Nevertheless, counsel for Anna Politkovskaya’s children insisted that Kadyrov be interrogated. And although the Chechen leader has yet to be hauled in for questioning, the victims’ lawyer, Karina Moskalenko, still believes that it must happen: ​​“We cited publications in which [Kadyrov] said that he knew for certain who had killed Anna Politkovskaya. <…> We only want to ask him to explain what he meant by that statement.”

Counsel for the Nemtsov family also insisted that Kadyrov be questioned, and if the investigation were to comply with the request, other questions would surely follow. Zhanna, daughter of Boris Nemtsov, says the following: “I am convinced that Ramzan Kadyrov has valuable information for the investigation. <…> Some of the perpetrators are linked to the Chechen law enforcement bodies in one way or other, including Zaur Dadaev [who allegedly pulled the trigger – Ed.]. He was a member of the Sever battalion, which is stationed in Chechnya under the formal control of the Ministry of Internal Affairs, but everyone knows that, de facto, it is controlled by Ramzan Kadyrov. I don’t believe that anything can happen in Chechnya without his knowledge.”

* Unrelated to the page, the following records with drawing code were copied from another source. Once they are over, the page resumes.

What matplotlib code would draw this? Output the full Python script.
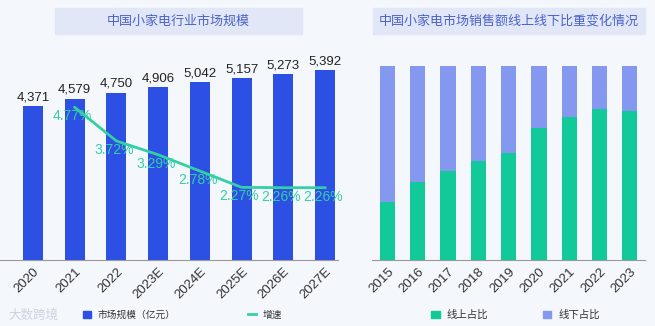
import numpy as np
import matplotlib.pyplot as plt
from matplotlib.patches import Rectangle, Patch
from matplotlib.lines import Line2D

plt.rcParams['font.family'] = ['Noto Sans CJK SC', 'DejaVu Sans']

# left chart data
years_l = ['2020', '2021', '2022', '2023E', '2024E', '2025E', '2026E', '2027E']
market = [4371, 4579, 4750, 4906, 5042, 5157, 5273, 5392]
growth_years = [1, 2, 3, 4, 5, 6, 7]
growth = [4.77, 3.72, 3.29, 2.78, 2.27, 2.26, 2.26]

# right chart data
years_r = ['2015', '2016', '2017', '2018', '2019', '2020', '2021', '2022', '2023']
online = [0.30, 0.40, 0.46, 0.51, 0.55, 0.68, 0.735, 0.78, 0.77]
offline = [1 - v for v in online]

blue = '#2c4fe4'
green_line = '#33d0a5'
green = '#12c99a'
light_blue = '#8498ef'
title_c = '#4b63c9'
box_c = '#e2e7f8'
W, H = 655, 326

fig = plt.figure(figsize=(6.55, 3.26), dpi=100)
fig.patch.set_facecolor('#f4f7fc')

def fx(px):
    return px / W

def fy(py):
    return 1 - py / H

# ---- left panel
ax = fig.add_axes([0, fy(260), fx(338), (260 - 40) / H])
ax.set_facecolor('none')
x = np.arange(len(years_l))
ax.bar(x, market, width=0.48, color=blue, zorder=2)
for xi, v in zip(x, market):
    ax.text(xi, v + 80, f'{v:,}', ha='center', va='bottom', fontsize=9.5,
            color='#222222', family=['Liberation Sans', 'DejaVu Sans'])
ax.set_xlim(-0.79, 7.31)
ax.set_ylim(0, 6243)
ax.set_yticks([])
ax.set_xticks(x)
ax.set_xticklabels(years_l, rotation=45, ha='right', rotation_mode='anchor',
                   fontsize=9.5, color='#333333', family=['Liberation Sans', 'DejaVu Sans'])
ax.tick_params(axis='x', length=0, pad=4)
for s in ['top', 'right', 'left']:
    ax.spines[s].set_visible(False)
ax.spines['bottom'].set_color('#999999')

ax2 = ax.twinx()
ax2.plot(growth_years, growth, color=green_line, lw=2, zorder=3)
for xi, v in zip(growth_years, growth):
    ax2.text(xi - 0.05, v - 0.28, f'{v:.2f}%', ha='center', va='center', fontsize=10,
             color=green_line, family=['Liberation Sans', 'DejaVu Sans'])
ax2.set_ylim(0, 6.875)
ax2.set_yticks([])
for s in ['top', 'right', 'left', 'bottom']:
    ax2.spines[s].set_visible(False)

fig.add_artist(Rectangle((fx(55), fy(34)), fx(302) - fx(55), (34 - 8) / H,
                         transform=fig.transFigure, color=box_c, zorder=0))
fig.text(fx(178), fy(21), '中国小家电行业市场规模', ha='center', va='center',
         fontsize=9.4, color=title_c)

fig.legend(handles=[Patch(color=blue), Line2D([], [], color=green_line, lw=2)],
           labels=['市场规模（亿元）', '增速'], loc='center left',
           bbox_to_anchor=(fx(74), fy(315)), ncol=2, frameon=False, fontsize=7,
           handlelength=0.8, handleheight=0.8, handletextpad=0.7,
           columnspacing=7.5, labelcolor='#333333')

# ---- right panel
bx = fig.add_axes([fx(372), fy(260), fx(645) - fx(372), (260 - 66) / H])
bx.set_facecolor('none')
xr = np.arange(len(years_r))
bx.bar(xr, online, width=0.5, color=green, zorder=2)
bx.bar(xr, offline, width=0.5, bottom=online, color=light_blue, zorder=2)
bx.set_xlim(-0.51, 8.5)
bx.set_ylim(0, 1)
bx.set_yticks([])
bx.set_xticks(xr)
bx.set_xticklabels(years_r, rotation=45, ha='right', rotation_mode='anchor',
                   fontsize=9.5, color='#333333', family=['Liberation Sans', 'DejaVu Sans'])
bx.tick_params(axis='x', length=0, pad=4)
for s in ['top', 'right', 'left']:
    bx.spines[s].set_visible(False)
bx.spines['bottom'].set_color('#999999')

fig.add_artist(Rectangle((fx(373), fy(34)), fx(645) - fx(373), (34 - 8) / H,
                         transform=fig.transFigure, color=box_c, zorder=0))
fig.text(fx(509), fy(21), '中国小家电市场销售额线上线下比重变化情况', ha='center',
         va='center', fontsize=9.4, color=title_c)

fig.legend(handles=[Patch(color=green), Patch(color=light_blue)],
           labels=['线上占比', '线下占比'], loc='center left',
           bbox_to_anchor=(fx(422), fy(315)), ncol=2, frameon=False, fontsize=7.5,
           handlelength=0.8, handleheight=0.8, handletextpad=0.7,
           columnspacing=5.2, labelcolor='#333333')

# watermark
fig.text(fx(8), fy(315), '大数跨境', ha='left', va='center', fontsize=9,
         color='#c9cfdb', alpha=0.9)

fig.savefig('out.png', dpi=100, facecolor=fig.get_facecolor())
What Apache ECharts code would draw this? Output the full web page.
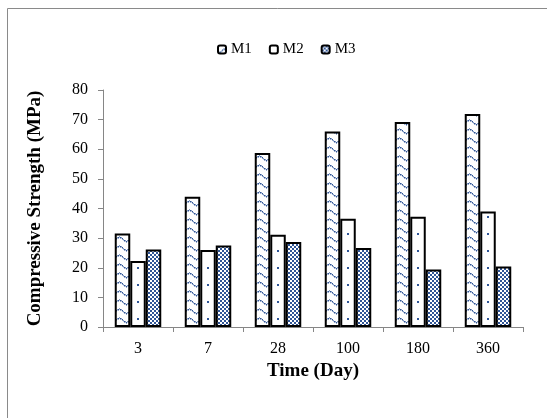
<!DOCTYPE html>
<html><head><meta charset="utf-8">
<script src="https://cdn.jsdelivr.net/npm/echarts@6/dist/echarts.min.js"></script>
<style>html,body{margin:0;padding:0;background:#fff}#c{width:547px;height:418px}</style>
</head><body><div id="c"></div>
<script>
const categories = ['3', '7', '28', '100', '180', '360'];
const seriesNames = ['M1', 'M2', 'M3'];
const m1 = [31.6, 44.0, 58.7, 66.0, 69.2, 71.9];
const m2 = [22.3, 26.0, 31.1, 36.5, 37.2, 39.0];
const m3 = [26.2, 27.5, 28.7, 26.7, 19.4, 20.4];
const yMin = 0, yMax = 80, yInterval = 10;

const GRID_LEFT = 103, CAT_W = 70, N = categories.length;
const BLUE = '#2F5597';
const FONT = '"Liberation Serif", "Times New Roman", serif';

function tile(w, h, draw) {
  const c = document.createElement('canvas');
  c.width = w; c.height = h;
  const g = c.getContext('2d');
  g.fillStyle = '#fff'; g.fillRect(0, 0, w, h);
  draw(g);
  return { image: c, repeat: 'repeat' };
}
// wave / chevron pattern
const waveFill = tile(14, 9, g => {
  g.fillStyle = BLUE;
  for (let x = 0; x < 14; x++) {
    const y = Math.round(7 - (7 - Math.abs(x - 7)) * 5 / 7);
    g.globalAlpha = (x % 2 === 0) ? 1 : 0.6;
    g.fillRect(x, y, 1, 1.5);
  }
  g.globalAlpha = 1;
});
// sparse dots, one column at bar centre
const dotFill = tile(CAT_W, 17, g => {
  g.fillStyle = BLUE;
  const dx = (GRID_LEFT + CAT_W / 2) % CAT_W;
  g.fillRect(dx - 1, 13 - 1, 2, 2);
});
// small checker
const checkFill = tile(4, 4, g => {
  g.fillStyle = BLUE;
  g.fillRect(0, 0, 2, 2);
  g.fillRect(2, 2, 2, 2);
});

const fills = [waveFill, dotFill, checkFill];
const values = [m1, m2, m3];

const chart = echarts.init(document.getElementById('c'), null, { renderer: 'canvas' });
chart.setOption({
  animation: false,
  backgroundColor: '#fff',
  textStyle: { fontFamily: FONT },
  graphic: [{
    type: 'rect', shape: { x: 7.5, y: 8.5, width: 700, height: 600 },
    style: { fill: 'none', stroke: '#8a8a8a', lineWidth: 1 }, silent: true, z: -1
  }],
  legend: {
    top: 37, left: 212, itemWidth: 8, itemHeight: 8, itemGap: 17,
    textStyle: { fontFamily: FONT, fontSize: 15, color: '#000' },
    data: seriesNames
  },
  grid: { left: GRID_LEFT, top: 90, width: CAT_W * N, bottom: 91 },
  xAxis: {
    type: 'category', data: categories,
    name: 'Time (Day)', nameLocation: 'middle', nameGap: 35,
    nameTextStyle: { fontFamily: FONT, fontSize: 19, fontWeight: 'bold', color: '#000' },
    axisLine: { lineStyle: { color: '#868686', width: 1 } },
    axisTick: { show: true, length: 5, lineStyle: { color: '#868686' } },
    axisLabel: { fontFamily: FONT, fontSize: 16, color: '#000', margin: 14 }
  },
  yAxis: {
    type: 'value', min: yMin, max: yMax, interval: yInterval,
    name: 'Compressive Strength (MPa)', nameLocation: 'middle', nameGap: 58, nameRotate: 90,
    nameTextStyle: { fontFamily: FONT, fontSize: 19, fontWeight: 'bold', color: '#000' },
    axisLine: { show: true, lineStyle: { color: '#868686', width: 1 } },
    axisTick: { show: true, length: 5, lineStyle: { color: '#868686' } },
    splitLine: { show: false },
    axisLabel: { fontFamily: FONT, fontSize: 16, color: '#000', margin: 15 }
  },
  series: seriesNames.map((nm, i) => ({
    name: nm, type: 'bar', data: values[i],
    barWidth: 15.5, barGap: '0%',
    itemStyle: { color: fills[i], borderColor: '#000', borderWidth: 2 }
  }))
});
</script></body></html>
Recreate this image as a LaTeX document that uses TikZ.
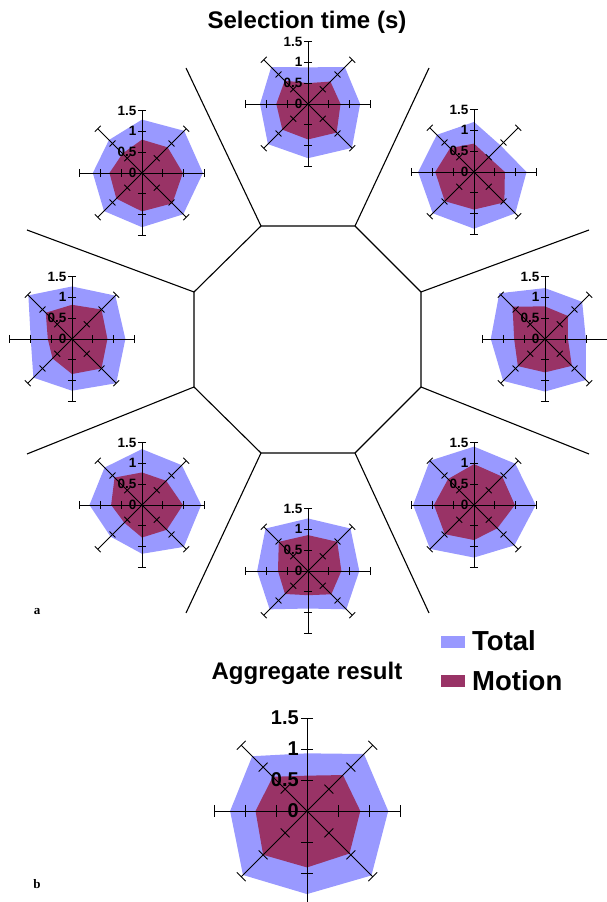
\documentclass[tikz,border=0pt]{standalone}
\usepackage{fontspec}
\setmainfont{Liberation Sans}
\newfontfamily\panelfont{Liberation Serif}
\usepackage{tikz}
\definecolor{totalcol}{HTML}{9999FF}
\definecolor{motioncol}{HTML}{993366}
\tikzset{
	axisline/.style={black,line width=0.9pt},
	sepline/.style={black,line width=1.1pt},
	ticklbl/.style={anchor=east,inner sep=0pt,font=\bfseries\fontsize{#1}{#1}\selectfont},
	headtxt/.style={font=\bfseries\fontsize{24}{24}\selectfont,inner sep=0pt},
	legbox/.style={minimum width=24pt,minimum height=12.5pt,inner sep=0pt},
	legtxt/.style={anchor=west,inner sep=0pt,font=\bfseries\fontsize{27.5}{27.5}\selectfont},
	paneltxt/.style={font=\panelfont\bfseries\fontsize{13}{13}\selectfont,inner sep=0pt}
}
% #1: name, #2: x, #3: y, #4: pt per unit, #5: label size, #6: total values, #7: motion values
\newcommand{\spider}[7]{%
	\begin{scope}[shift={(#2,#3)}]
		\foreach \v [count=\i] in {#6} \coordinate (#1-t\i) at ({135-45*\i}:{\v*#4});
		\foreach \v [count=\i] in {#7} \coordinate (#1-m\i) at ({135-45*\i}:{\v*#4});
		\fill[totalcol] (#1-t1) -- (#1-t2) -- (#1-t3) -- (#1-t4) -- (#1-t5) -- (#1-t6) -- (#1-t7) -- (#1-t8) -- cycle;
		\fill[motioncol] (#1-m1) -- (#1-m2) -- (#1-m3) -- (#1-m4) -- (#1-m5) -- (#1-m6) -- (#1-m7) -- (#1-m8) -- cycle;
		\foreach \a in {0,45,...,315} {
			\draw[axisline,rotate=\a] (0,0) -- (1.5*#4,0);
			\foreach \r in {0.5,1,1.5}
				\draw[axisline,rotate=\a] (\r*#4,-0.1*#4) -- (\r*#4,0.1*#4);
		}
		\foreach \r/\t [count=\i] in {0/0,0.5/0.5,1/1,1.5/1.5}
			\node[ticklbl=#5] (#1-l\i) at (-0.13*#4,\r*#4) {\t};
	\end{scope}
}

\begin{document}
\begin{tikzpicture}[x=1pt,y=1pt]
	\useasboundingbox (0,0) rectangle (607,902);
	
	% Title
	\node[headtxt] (title) at (307,880) {Selection time (s)};
	
	% Octagon and separators
	\foreach \ox/\oy/\ex/\ey [count=\i] in {261/676/186/834,355/676/429/834,421/610/589/672,421/515/589/448,355/449/429/289,261/449/186/289,194/515/27/448,194/610/27/672} {
		\coordinate (o\i) at (\ox,\oy);
		\coordinate (e\i) at (\ex,\ey);
		\draw[sepline] (o\i) -- (e\i);
	}
	\draw[sepline] (o1) -- (o2) -- (o3) -- (o4) -- (o5) -- (o6) -- (o7) -- (o8) -- cycle;
	
	% Charts round the octagon
	\spider{nchart}{308}{798}{41.7}{13.5}{0.88,1.25,1.25,1.49,1.30,1.36,1.15,1.25}{0.50,0.76,0.78,0.97,0.85,0.87,0.76,0.79}
	\spider{nechart}{474}{730}{41.7}{13.5}{1.20,0.90,1.26,1.40,1.36,1.40,1.34,1.26}{0.68,0.50,0.74,1.03,0.90,0.99,0.93,0.81}
	\spider{echart}{545}{563}{41.7}{13.5}{1.22,1.26,0.98,1.39,1.26,1.42,1.30,1.55}{0.78,0.78,0.55,0.91,0.80,0.92,0.74,1.10}
	\spider{sechart}{474}{397}{41.7}{13.5}{1.40,1.40,1.48,1.37,1.26,1.49,1.46,1.50}{0.98,0.96,0.98,0.79,0.84,0.99,0.96,0.88}
	\spider{schart}{308}{331}{41.7}{13.5}{1.26,1.44,1.23,1.30,0.90,1.30,1.22,1.44}{0.86,0.99,0.80,0.79,0.58,0.78,0.72,0.99}
	\spider{swchart}{142}{397}{41.7}{13.5}{1.34,1.35,1.42,1.42,1.17,1.07,1.26,1.27}{0.78,0.82,0.98,0.84,0.78,0.60,0.74,0.93}
	\spider{wchart}{72}{563}{41.7}{13.5}{1.26,1.47,1.28,1.50,1.24,1.31,0.99,1.48}{0.82,1.00,0.85,1.00,0.84,0.66,0.58,0.89}
	\spider{nwchart}{142}{729}{41.7}{13.5}{1.28,1.43,1.46,1.40,1.30,1.29,1.18,1.12}{0.80,0.87,0.98,1.03,0.92,0.87,0.78,0.66}
	
	% Legend
	\node[legbox,fill=totalcol] (totalkey) at (453,260) {};
	\node[legtxt] (totaltxt) at (472,261) {Total};
	\node[legbox,fill=motioncol] (motionkey) at (453,221) {};
	\node[legtxt] (motiontxt) at (472,221) {Motion};
	
	% Aggregate chart
	\node[headtxt] (aggtitle) at (307,229) {Aggregate result};
	\spider{aggchart}{307}{91}{62}{20}{0.93,1.30,1.31,1.47,1.34,1.46,1.24,1.25}{0.57,0.82,0.86,0.97,0.91,1.00,0.83,0.78}
	
	% Panel letters
	\node[paneltxt] (pa) at (37,290) {a};
	\node[paneltxt] (pb) at (37,18) {b};
\end{tikzpicture}
\end{document}
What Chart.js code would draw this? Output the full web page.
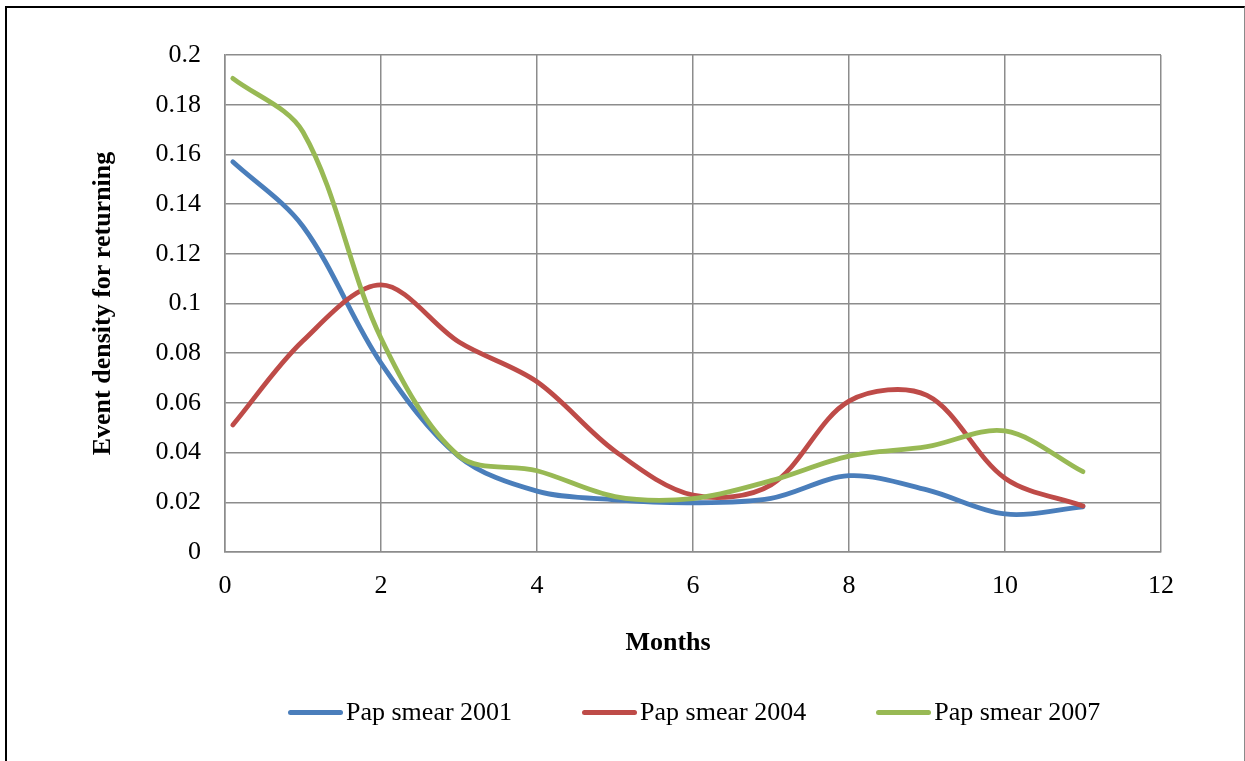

A more diligent investigation in both cases would have uncovered far more eyewitness reports. For instance, Alfred Koch, former deputy prime minister and one of Nemtsov’s closest friends, believes that the murder may have been witnessed by intelligence agents assigned to follow the politician: “Boris knew that he was being spied on by Putin’s ‘pros.’ They didn’t even try to hide it. He even knew the faces of some of them. But no one bothered to find out who the other people tracking him were.”

When in 2014 the Moscow City Court sentenced by jury decision five defendants to long prison terms for the murder of Anna Politkovskaya (two were sentenced to life imprisonment), the prosecutor Maria Semenenko described the verdict as the “pinnacle of collaboration between the Investigative Committee and the Prosecutor’s Office.” Semenenko is now the prosecutor in the Nemtsov trial.

However, Karina Moskalenko, counsel for Anna Politkovskaya’s family, was less gushing: “The investigation was poorly conducted from start to finish.”

Similarly, the Investigative Committee recently hailed its inquiry into the Nemtsov murder as a success. The only problem is that Zhanna Nemtsova rejects the finding that her father’s murder was ordered by a lowly police driver called Ruslan Mukhutdinov: “The case will only be wrapped up when the perpetrators, organisers and masterminds are established and punished.”

To get a flavour of the investigative detail in the Nemtsov case, suffice it to say that the Federal Protective Service refused to provide investigators with CCTV footage of Bolshoi Moskvoretsky Bridge filmed from the side of the Kremlin. Neither did they justify their decision. The Investigative Committee did not demur. Instead, the protests have come from the Nemtsov family’s legal team, who argue that the decision to end the investigation was unlawful. But the court does not seem to be taking much notice.

Even if the order to eliminate Nemtsov and Politkovskaya did not come directly from the Kremlin, the impunity with which the assassinations were carried out effectively makes it an accomplice. Moreover, it is the regime that derives maximum benefit from such reprisals. Recall that Politkovskaya was so uncompromising and dangerous that the Russian special services could only disrupt her trip to Beslan (where the hostage-taking was unfolding) by allegedly poisoning her tea on board the plane. Had Nemtsov been alive today, the Russian opposition might have patched up its deep-rooted differences ahead of the Duma election.

Stalin had a phrase for this method of government, one that is still in common use today, and not only in the Kremlin – “No person, no problem.”